Alem disso, determino que a parte ré se abstenha de realizar novas publicações com o nome do autor, sem a sua autorização, bem como que custeie as despesas para que seja efetivado o direito de resposta, nos moldes descritos na fundamentação, sob pena de multa diária de R$ 1.000,00 (um mil reais), limitada a 30 (trinta) dias, sem prejuízo das demais responsabilidades decorrentes.

Condeno os réus ao pagamento das custas processuais, e honorários advocatícios que fixo em 10% (dez por cento) sobre o valor da condenação, em conformidade com o disposto no artigo 20, § 3º, do Código de Processo Civil, suspendendo, todavia, a sua exigibilidade somente em favor do segundo réu, uma vez que lhe concedo a assistência judiciária, de acordo com o artigo 12, in fine, da Lei nº. 1.060/1950.
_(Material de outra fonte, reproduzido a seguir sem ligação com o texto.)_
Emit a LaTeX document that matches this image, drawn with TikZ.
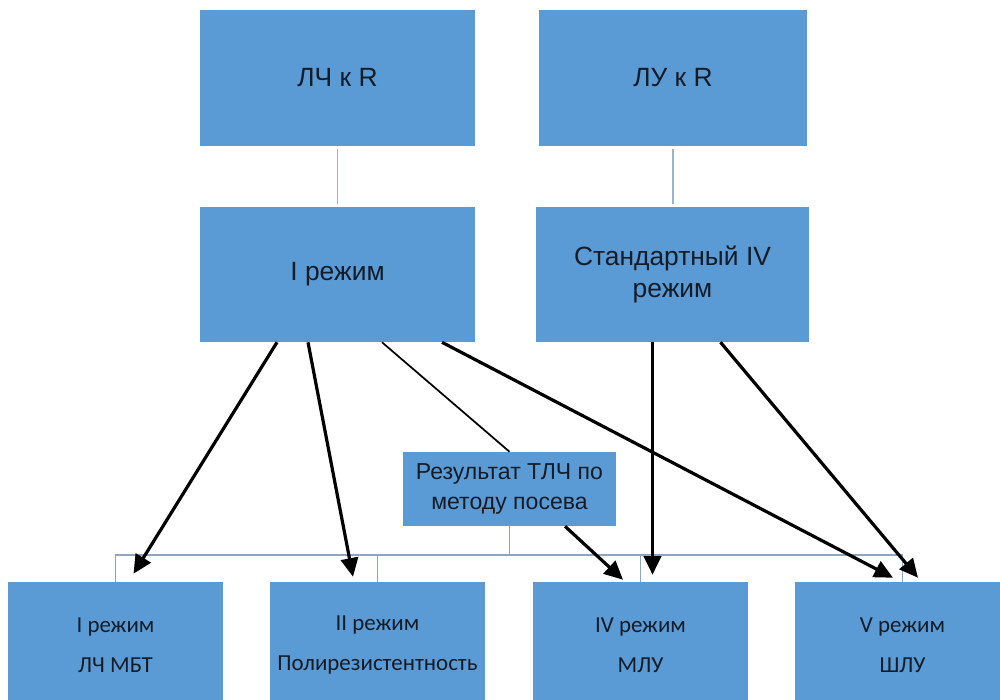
\documentclass[tikz,border=0pt]{standalone}
\usepackage{fontspec}
\setmainfont{Liberation Sans}
\newfontfamily\calib{Carlito}
\usetikzlibrary{arrows.meta,calc}
\definecolor{boxblue}{HTML}{5B9BD5}
\definecolor{txt}{HTML}{141C28}
\definecolor{conn}{HTML}{8DA5BE}
\begin{document}
\begin{tikzpicture}[x=0.75pt,y=-0.75pt,
  bbox/.style={fill=boxblue,draw=none,inner sep=0pt,text=txt,align=center},
  topbox/.style={bbox,font=\fontsize{19.8}{23.5}\selectfont},
  botbox/.style={bbox,minimum width=161.25pt,minimum height=94.5pt,font=\calib\fontsize{17.2}{30}\selectfont},
  tree/.style={draw=conn,line width=1.2pt},
  arr/.style={draw=black,line width=2.4pt,-{Triangle[length=14pt,width=13pt]}},
  thinln/.style={draw=black,line width=1.3pt}]
\useasboundingbox[fill=white] (0,0) rectangle (1000,700);
% top row
\node[topbox,minimum width=206.25pt,minimum height=102pt] (A) at (337.5,78) {ЛЧ к R};
\node[topbox,minimum width=201pt,minimum height=102pt] (B) at (673,78) {ЛУ к R};
% second row
\node[topbox,minimum width=206.25pt,minimum height=101.25pt] (C) at (337.5,274.5) {I режим};
\node[topbox,minimum width=204.75pt,minimum height=101.25pt] (D) at (672.5,274.5) {Стандартный IV\\режим};
% result box
\node[bbox,minimum width=159.75pt,minimum height=55.5pt,font=\fontsize{17.3}{22.5}\selectfont] (E) at (509.5,489) {Результат ТЛЧ по\\методу посева};
% bottom row
\node[botbox] (F1) at (115.5,645) {I режим\\ЛЧ МБТ};
\node[botbox] (F2) at (377.5,645) {II режим\\Полирезистентность};
\node[botbox] (F3) at (640.5,645) {IV режим\\МЛУ};
\node[botbox] (F4) at (902.5,645) {V режим\\ШЛУ};
% vertical links top
\draw[tree,line width=1.4pt,draw=conn!85] ($(A.south)+(0,3)$) -- ($(C.north)+(0,-3)$);
\draw[tree,line width=1.4pt,draw=conn!85] ($(B.south)+(0,3)$) -- ($(B.south |- D.north)+(0,-3)$);
% bracket
\coordinate (bus) at ($(F1.north)+(0,-27)$);
\draw[tree] (F1.north) -- (bus) -| (F4.north);
\draw[tree] (F2.north) -- (F2.north |- bus);
\draw[tree] (F3.north) -- (F3.north |- bus);
\draw[tree] (E.south) -- (E.south |- bus);
% arrows from I режим
\draw[arr] ($(C.south)+(-60.5,0)$) -- ($(F1.north)+(18,-8)$);
\draw[arr] ($(C.south)+(-29.5,0)$) -- ($(F2.north)+(-24.5,-5)$);
\draw[thinln] ($(C.south)+(44.5,0)$) -- (E.north);
\draw[arr] ($(C.south)+(104.5,0)$) -- ($(F4.north)+(-9.5,-4)$);
% arrows from Стандартный
\draw[arr] ($(D.south)+(-20,0)$) -- ($(F3.north)+(12,-7)$);
\draw[arr] ($(D.south)+(48,0)$) -- ($(F4.north)+(15.5,-4)$);
% arrow from result
\draw[arr] ($(E.south)+(55.5,0)$) -- ($(F3.north)+(-17.5,-2)$);
\end{tikzpicture}
\end{document}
Indefiro a assistência judiciária à primeira ré, diante da ausência de comprovação da hipótese constante às f. 421/422.

Com isso, dou por resolvido o mérito do processo, com fulcro no artigo 269, inciso I, do Código de Processo Civil.

Publique-se. Registre-se. Intimem-se.

 

Alto Rio Doce, 30 de janeiro de 2014.